DATA SEGMENT:
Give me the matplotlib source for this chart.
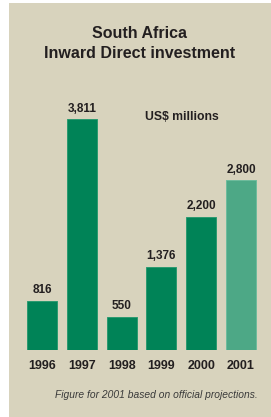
import matplotlib
matplotlib.use("Agg")
import matplotlib.pyplot as plt
from matplotlib import font_manager as fm
from matplotlib.patches import Rectangle

# data
years = ["1996", "1997", "1998", "1999", "2000", "2001"]
values = [816, 3811, 550, 1376, 2200, 2800]
projected = [False, False, False, False, False, True]


def lib_font(bold=False, italic=False):
    # pick Liberation Sans (not Narrow) file directly
    for f in fm.fontManager.ttflist:
        if f.name != "Liberation Sans" or "Narrow" in f.fname:
            continue
        b = f.weight in (700, "bold")
        i = f.style == "italic"
        if b == bold and i == italic:
            return f.fname
    return None


W, H = 271, 417
txt = "#231f20"
fb = fm.FontProperties(fname=lib_font(bold=True))
fi = fm.FontProperties(fname=lib_font(italic=True))

fig = plt.figure(figsize=(W / 100, H / 100), dpi=100)
fig.patch.set_facecolor("white")
# beige panel
fig.add_artist(Rectangle((9 / W, 0), 1 - 9 / W, 1 - 3 / H, transform=fig.transFigure,
                         facecolor="#d8d3bd", edgecolor="none", zorder=0))

# bar area, pixel geometry from the reference
step = 39.8          # px between bar centres
first = 42           # px of first centre
base = 350           # px of baseline from top
scale = 0.06063      # px per US$ million
ax = fig.add_axes([0, (H - base) / H, 1, base / H])
ax.set_facecolor("none")
ax.set_xlim(-first / step, (W - first) / step)
ax.set_ylim(0, base / scale)

xs = list(range(len(years)))
cols = ["#4da886" if p else "#008357" for p in projected]
edges = ["#6dbb9c" if p else "#2a9a70" for p in projected]
ax.bar(xs, values, width=30 / step, color=cols, edgecolor=edges, linewidth=0.7)

for x, v in zip(xs, values):
    ax.annotate(f"{v:,}", (x, v), xytext=(0, 5.3), textcoords="offset points",
                ha="center", va="baseline", fontproperties=fb, fontsize=8.5, color=txt)

ax.set_xticks(xs)
ax.set_xticklabels(years, fontproperties=fb, fontsize=9, color=txt)
ax.tick_params(axis="x", length=0, pad=7.5)
ax.set_yticks([])
for s in ax.spines.values():
    s.set_visible(False)

fig.text(140 / W, 1 - 33 / H, "South Africa", ha="center", va="center",
         fontproperties=fb, fontsize=11.5, color=txt)
fig.text(140 / W, 1 - 53 / H, "Inward Direct investment", ha="center", va="center",
         fontproperties=fb, fontsize=11.5, color=txt)
fig.text(182 / W, 1 - 117 / H, "US$ millions", ha="center", va="center",
         fontproperties=fb, fontsize=8.8, color=txt)
fig.text(156 / W, 1 - 395 / H, "Figure for 2001 based on official projections.",
         ha="center", va="center", fontproperties=fi, fontsize=7.4, color="#3a3a3a")

fig.savefig("out.png", dpi=100)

THE PROBLEM:
Make an exact copy of the listing above. Do not include the pictures.

OUTPUT:
Give me the matplotlib source for this chart.
import matplotlib
matplotlib.use("Agg")
import matplotlib.pyplot as plt
from matplotlib import font_manager as fm
from matplotlib.patches import Rectangle

# data
years = ["1996", "1997", "1998", "1999", "2000", "2001"]
values = [816, 3811, 550, 1376, 2200, 2800]
projected = [False, False, False, False, False, True]


def lib_font(bold=False, italic=False):
    # pick Liberation Sans (not Narrow) file directly
    for f in fm.fontManager.ttflist:
        if f.name != "Liberation Sans" or "Narrow" in f.fname:
            continue
        b = f.weight in (700, "bold")
        i = f.style == "italic"
        if b == bold and i == italic:
            return f.fname
    return None


W, H = 271, 417
txt = "#231f20"
fb = fm.FontProperties(fname=lib_font(bold=True))
fi = fm.FontProperties(fname=lib_font(italic=True))

fig = plt.figure(figsize=(W / 100, H / 100), dpi=100)
fig.patch.set_facecolor("white")
# beige panel
fig.add_artist(Rectangle((9 / W, 0), 1 - 9 / W, 1 - 3 / H, transform=fig.transFigure,
                         facecolor="#d8d3bd", edgecolor="none", zorder=0))

# bar area, pixel geometry from the reference
step = 39.8          # px between bar centres
first = 42           # px of first centre
base = 350           # px of baseline from top
scale = 0.06063      # px per US$ million
ax = fig.add_axes([0, (H - base) / H, 1, base / H])
ax.set_facecolor("none")
ax.set_xlim(-first / step, (W - first) / step)
ax.set_ylim(0, base / scale)

xs = list(range(len(years)))
cols = ["#4da886" if p else "#008357" for p in projected]
edges = ["#6dbb9c" if p else "#2a9a70" for p in projected]
ax.bar(xs, values, width=30 / step, color=cols, edgecolor=edges, linewidth=0.7)

for x, v in zip(xs, values):
    ax.annotate(f"{v:,}", (x, v), xytext=(0, 5.3), textcoords="offset points",
                ha="center", va="baseline", fontproperties=fb, fontsize=8.5, color=txt)

ax.set_xticks(xs)
ax.set_xticklabels(years, fontproperties=fb, fontsize=9, color=txt)
ax.tick_params(axis="x", length=0, pad=7.5)
ax.set_yticks([])
for s in ax.spines.values():
    s.set_visible(False)

fig.text(140 / W, 1 - 33 / H, "South Africa", ha="center", va="center",
         fontproperties=fb, fontsize=11.5, color=txt)
fig.text(140 / W, 1 - 53 / H, "Inward Direct investment", ha="center", va="center",
         fontproperties=fb, fontsize=11.5, color=txt)
fig.text(182 / W, 1 - 117 / H, "US$ millions", ha="center", va="center",
         fontproperties=fb, fontsize=8.8, color=txt)
fig.text(156 / W, 1 - 395 / H, "Figure for 2001 based on official projections.",
         ha="center", va="center", fontproperties=fi, fontsize=7.4, color="#3a3a3a")

fig.savefig("out.png", dpi=100)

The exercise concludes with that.